With the shock out of the bike I cleaned it all up and generously oiled and greased the operating lever to make it as free-moving as possible. I cut the cable right through roughly in its middle leaving a good 400mm attached to the shock end eye attachment, released the end clamp at the shock and pulled the outer off of the remains of the attached inner cable. Then I swung the cable inner to the other side (pointing to the left side of the bike) to check clearances etc – I found no problems here.
My scrap box provided a plastic tube 6.5mm OD with a 2mm ID approx. 300mm long that I countersunk at one end to cap over the eye attachment on the end of the inner cable that attaches it to the shock lever. This makes the link between tube and lever more rigid. Check it is all OK because the next move is to take off the tube and reinstall the shock, feeding the cable through to the LHS position mentioned above. Refit the tube and check alignment and the length needed – do not cut anything yet.

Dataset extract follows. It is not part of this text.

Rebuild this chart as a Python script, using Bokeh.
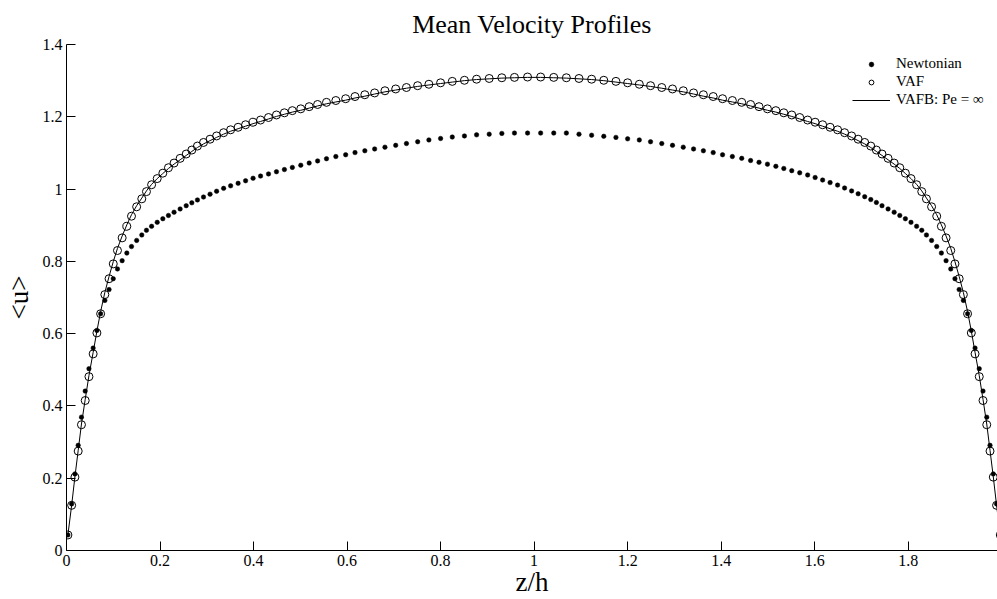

The cable will be clamped against the end of the tube with the inside metal part from an electrical “chocolate block” connector – the smallest size available – probably a 5 amp rating – only about 10mm long after it is removed from the plastic insulating covering, with two screws to clamp onto the cable. I suppose a solderless nipple would do the job provided it cleared the rest of the knob as below.
Picture of electrical connector block and crimp
I made a knob out of the bits from the operator’s end of the original cable by pulling out the knob and the remaining cable, taking off the end rubber and using the screw-on cap, the plastic body it fits on and the plastic nut that tightens it all onto the frame bracket. On mine ham-fisted removal had broken the screw thread, but a complete one can be cut through. Dress up the cut thread to leave about 6mm of it on the body.

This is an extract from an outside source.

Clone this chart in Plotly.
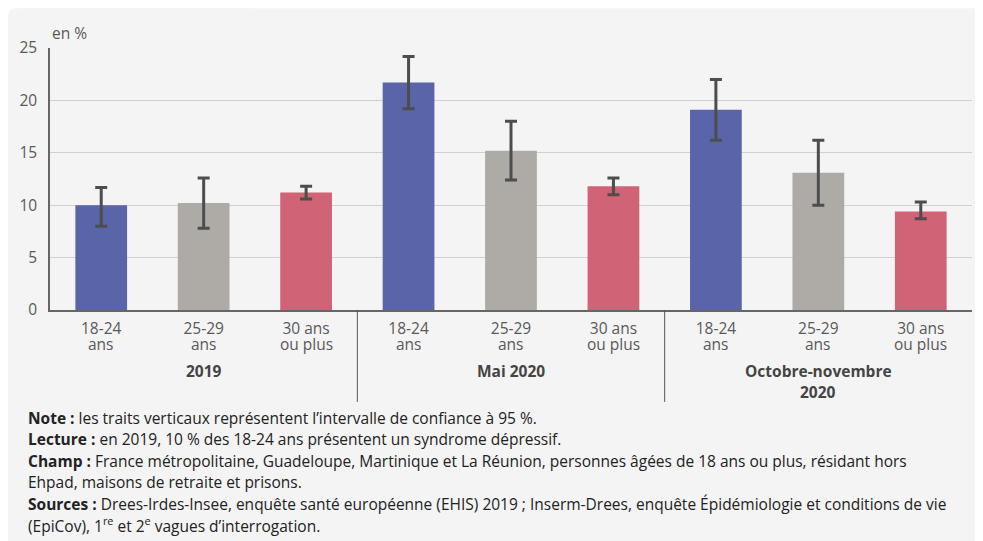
import plotly.graph_objects as go

# ---- data ----
age_line1 = ["18-24", "25-29", "30 ans"] * 3
age_line2 = ["ans", "ans", "ou plus"] * 3
periods = ["2019", "Mai 2020", "Octobre-novembre<br>2020"]
values = [10.0, 10.2, 11.2, 21.7, 15.2, 11.8, 19.1, 13.1, 9.4]
ci_high = [11.7, 12.6, 11.8, 24.2, 18.0, 12.6, 22.0, 16.2, 10.3]
ci_low = [8.0, 7.8, 10.6, 19.2, 12.4, 11.0, 16.2, 10.0, 8.7]
y_ticks = [0, 5, 10, 15, 20, 25]

colors_by_age = ["#5965a8", "#aeaba6", "#d06376"]

x = list(range(len(values)))
err_plus = [h - v for h, v in zip(ci_high, values)]
err_minus = [v - l for l, v in zip(ci_low, values)]
bar_colors = [colors_by_age[i % 3] for i in x]

FONT = "Open Sans"
FS = 15.5
TXT = "#222222"
GREY = "#595959"

fig = go.Figure()
fig.add_trace(go.Bar(
    x=x, y=values, width=0.505,
    marker=dict(color=bar_colors, line=dict(width=0)),
    error_y=dict(type="data", array=err_plus, arrayminus=err_minus,
                 color="#4d4d4d", thickness=3, width=6, visible=True),
    hoverinfo="y",
))

# figure geometry (pixels, figure coordinates; page adds 8px body margin)
W, H = 983, 541
L, R, T, B = 42, 964, 39.7, 302
pw, ph = R - L, B - T

def px(xp):
    return (xp - L) / pw

def py(yp):
    return (B - yp) / ph

shapes = []
# rounded card background
x0, x1 = px(0), px(975)
y0, y1 = py(541), py(0)
rx, ry = 9 / pw, 9 / ph
path = (f"M {x0+rx},{y1} L {x1-rx},{y1} Q {x1},{y1} {x1},{y1-ry} L {x1},{y0+ry} "
        f"Q {x1},{y0} {x1-rx},{y0} L {x0+rx},{y0} "
        f"Q {x0},{y0} {x0},{y0+ry} L {x0},{y1-ry} Q {x0},{y1} {x0+rx},{y1} Z")
shapes.append(dict(type="path", path=path, xref="paper", yref="paper",
                   fillcolor="#f4f4f4", line=dict(width=0), layer="below"))
# group separators
for sx in [2.5, 5.5]:
    shapes.append(dict(type="line", xref="x", yref="paper", x0=sx, x1=sx,
                       y0=0, y1=py(394), line=dict(color="#555555", width=1)))

annotations = []
annotations.append(dict(text="en %", xref="paper", yref="paper", x=px(42), y=py(25),
                        xanchor="left", yanchor="middle", showarrow=False,
                        font=dict(family=FONT, size=FS, color=GREY)))
# second line of category labels
for xi, lab in zip(x, age_line2):
    annotations.append(dict(text=lab, xref="x", yref="paper", x=xi, y=py(336.5),
                            xanchor="center", yanchor="middle", showarrow=False,
                            font=dict(family=FONT, size=FS, color=GREY)))
# period labels
for i, p in enumerate(periods):
    for j, line in enumerate(p.split("<br>")):
        annotations.append(dict(text=f"<b>{line}</b>", xref="x", yref="paper", x=i * 3 + 1,
                                y=py(363 + 21 * j), xanchor="center", yanchor="middle",
                                showarrow=False,
                                font=dict(family=FONT, size=FS, color="#444444")))

notes = [
    ("Note :", " les traits verticaux représentent l’intervalle de confiance à 95 %.", 410),
    ("Lecture :", " en 2019, 10 % des 18-24 ans présentent un syndrome dépressif.", 431.5),
    ("Champ :", " France métropolitaine, Guadeloupe, Martinique et La Réunion, personnes âgées de 18 ans ou plus, résidant hors", 453),
    ("", "Ehpad, maisons de retraite et prisons.", 474),
    ("Sources :", " Drees-Irdes-Insee, enquête santé européenne (EHIS) 2019 ; Inserm-Drees, enquête Épidémiologie et conditions de vie", 496),
    ("", "(EpiCov), 1<sup>re</sup> et 2<sup>e</sup> vagues d’interrogation.", 517),
]
for b, t, yy in notes:
    txt = (f"<b>{b}</b>" if b else "") + t
    annotations.append(dict(text=txt, xref="paper", yref="paper", x=px(18), y=py(yy),
                            xanchor="left", yanchor="middle", showarrow=False, align="left",
                            font=dict(family=FONT, size=FS, color=TXT)))

fig.update_layout(
    width=W, height=H,
    margin=dict(l=L, r=W - R, t=T, b=H - B, pad=0),
    paper_bgcolor="white",
    plot_bgcolor="rgba(0,0,0,0)",
    showlegend=False,
    font=dict(family=FONT, size=FS, color=GREY),
    xaxis=dict(
        tickmode="array", tickvals=x, ticktext=age_line1,
        range=[-0.5, 8.5], showgrid=False, zeroline=False,
        showline=True, linecolor="#666666", linewidth=1.5,
        ticks="", ticklabelstandoff=4,
        tickfont=dict(family=FONT, size=FS, color=GREY),
        fixedrange=True,
    ),
    yaxis=dict(
        tickmode="array", tickvals=y_ticks, range=[0, 25],
        showgrid=True, gridcolor="#d0d0d0", gridwidth=1, zeroline=False,
        showline=True, linecolor="#666666", linewidth=1.5,
        ticks="", ticklabelstandoff=8,
        tickfont=dict(family=FONT, size=FS, color=GREY),
        fixedrange=True,
    ),
    shapes=shapes,
    annotations=annotations,
)

fig.write_html("out.html")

Annotated picture of the original damping adjuster cable
Use a 6.5 mm drill – or one the same size as the outer diameter of your tube – to make a recess (NOT a full hole right through) in the cap end of the body so that it fits tightly on the operating tube – check against a cut-off.
The parts you need to build the new adjuster rod, 12KBytes
Test-fit the cable clamp on the cable to see how much spare thread there is on its screws and carefully file them down to take up most of this – not all or you will not clamp the cable! This allows the clamp to fit inside the nut. Tighten these screws carefully because they are made in brass and strip or deform easily, and the whole system depends on them holding everything together.

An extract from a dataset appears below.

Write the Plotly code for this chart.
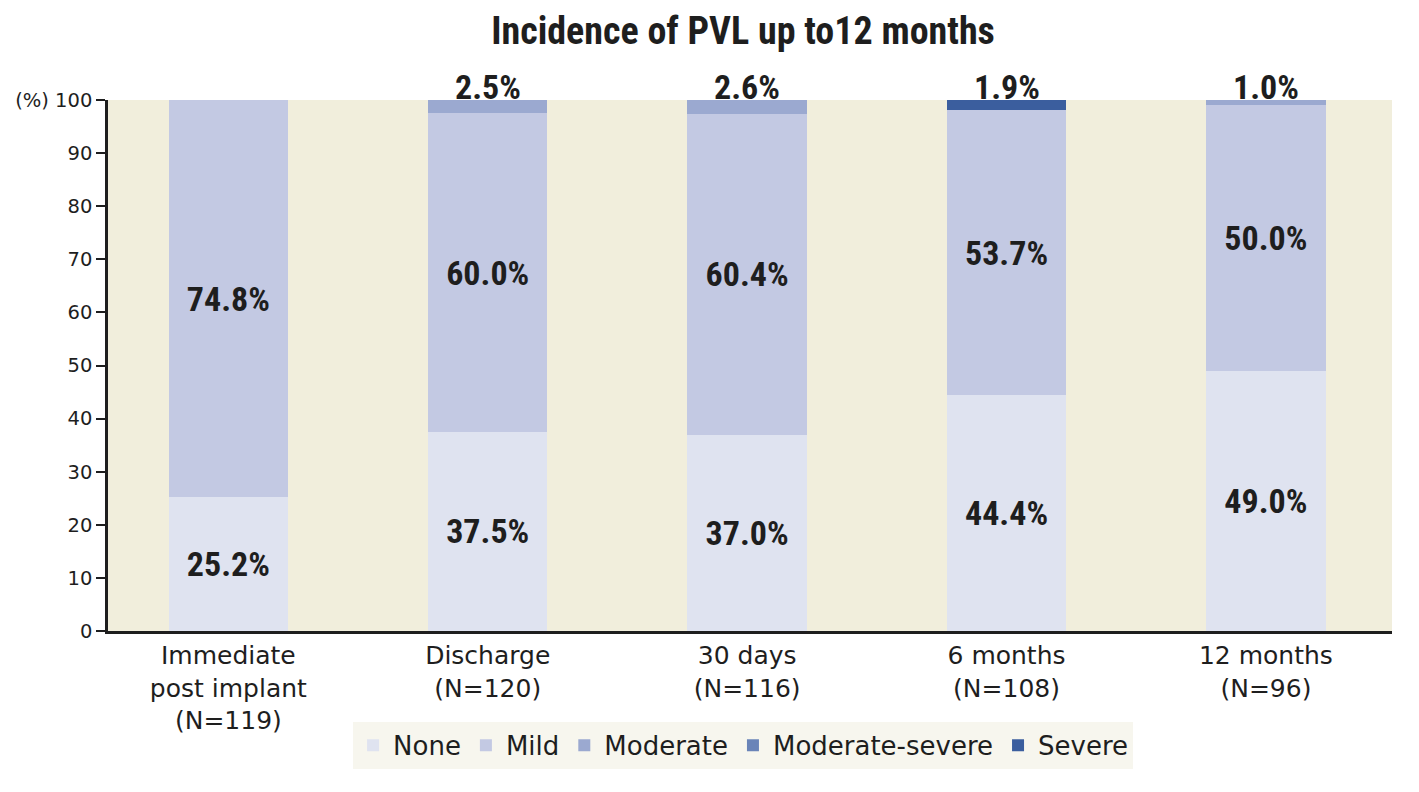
import plotly.graph_objects as go

categories = ["Immediate<br>post implant<br>(N=119)", "Discharge<br>(N=120)", "30 days<br>(N=116)",
              "6 months<br>(N=108)", "12 months<br>(N=96)"]
none_vals = [25.2, 37.5, 37.0, 44.4, 49.0]
mild_vals = [74.8, 60.0, 60.4, 53.7, 50.0]
moderate_vals = [0.0, 2.5, 2.6, 0.0, 1.0]
modsev_vals = [0.0, 0.0, 0.0, 0.0, 0.0]
severe_vals = [0.0, 0.0, 0.0, 1.9, 0.0]
y_ticks = [0, 10, 20, 30, 40, 50, 60, 70, 80, 90, 100]
y_ticklabels = ["0", "10", "20", "30", "40", "50", "60", "70", "80", "90", "(%) 100"]

series = [
    ("None", none_vals, "#dfe3f0", True),
    ("Mild", mild_vals, "#c3c9e3", True),
    ("Moderate", moderate_vals, "#9ba9d0", False),
    ("Moderate-severe", modsev_vals, "#6a84b8", False),
    ("Severe", severe_vals, "#3b5e9e", False),
]

BOLD_FONT = "Roboto Condensed, Liberation Sans Narrow, sans-serif"
REG_FONT = "DejaVu Sans, sans-serif"
INK = "#1e1e1e"
x = list(range(len(categories)))

fig = go.Figure()
for name, vals, color, inside in series:
    fig.add_trace(go.Bar(
        x=x, y=vals, name=name, marker=dict(color=color, line=dict(width=0)),
        width=0.46,
        text=[f"<b>{v:.1f}%</b>" for v in vals] if inside else None,
        textposition="inside" if inside else "none",
        insidetextanchor="middle", textangle=0, constraintext="none",
        textfont=dict(size=34, color=INK, family=BOLD_FONT),
        hoverinfo="skip",
    ))

# labels for the small top segments
for i in x:
    small = moderate_vals[i] + modsev_vals[i] + severe_vals[i]
    if small > 0:
        fig.add_annotation(x=i, y=100, yref="y", xref="x", text=f"<b>{small:.1f}%</b>",
                           showarrow=False, yanchor="bottom", yshift=-9,
                           font=dict(size=34, color=INK, family=BOLD_FONT))

# the browser page adds an 8px body margin, so the figure is drawn 8px smaller
fig.update_layout(
    width=1411, height=784,
    barmode="stack",
    paper_bgcolor="white", plot_bgcolor="#f1eedc",
    margin=dict(l=100, r=27, t=92, b=161, autoexpand=False),
    font=dict(family=REG_FONT, color=INK),
    title=dict(text="<b>Incidence of PVL up to12 months</b>", x=0.4946, xref="paper",
               xanchor="center", y=1 - 23 / 784, yanchor="middle",
               font=dict(size=38, family=BOLD_FONT, color=INK)),
    showlegend=True,
    legend=dict(orientation="h", x=0.4946, xanchor="center", y=-0.171, yanchor="top",
                bgcolor="#f7f6ee", font=dict(size=26, family=REG_FONT, color=INK),
                traceorder="normal", itemclick=False, itemdoubleclick=False),
)
fig.update_xaxes(range=[-0.464, 4.486], tickvals=x, ticktext=categories,
                 showline=True, linecolor=INK, linewidth=3, ticks="",
                 showgrid=False, zeroline=False, fixedrange=True, automargin=False,
                 tickfont=dict(size=25, family=REG_FONT, color=INK))
fig.update_yaxes(range=[0, 100], tickvals=y_ticks, ticktext=y_ticklabels,
                 showline=True, linecolor=INK, linewidth=2.5, ticks="outside",
                 ticklen=9, tickwidth=2, tickcolor=INK, showgrid=False,
                 zeroline=False, fixedrange=True, automargin=False,
                 tickfont=dict(size=19.5, family=REG_FONT, color=INK))

fig.write_html("out.html")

Now assemble all the parts onto the tube; first the cap then the body with drilled recess facing the tube, and the clamp. Push it all together while pulling on the inner cable with pliers and tighten the clamp screws. Check the operation of the system and assess how much to shorten the tube – I set mine so the finished knob is just touching the frame tube on the IN position (which is the original OUT or HIGH). Strip it all off, cut the tube to length and reassemble as above. Now cut the cable so that it can be turned back on itself alongside the clamp and stop at the body piece. I wrapped up the clamp and cable in a bit of black insulating tape for neatness and finally screwed on the nut to make a knob about 20mm long and diameter. The final piece is a loose zip tie around the tube and frame to stop it all moving about and keep the alignment.
My original attempt was not so neatly finished at the end and stuck out further. I found I pushed it in with my right knee while taking the bike off the centre stand. I used a plastic tube that is just rigid enough to not flex much on the push action, a metal tube might be better but I did not have a piece to hand. I think the system should come out OK with the shock if it needs to be removed, but if not the knob nut can be undone and the clamp removed. The surplus bit of cable should make a rebuild possible.
So, money saved, a neat job and a benefit in being able to adjust the knob with your left hand while on the move. Just remember it works in reverse – OUT is LOW, IN is HIGH.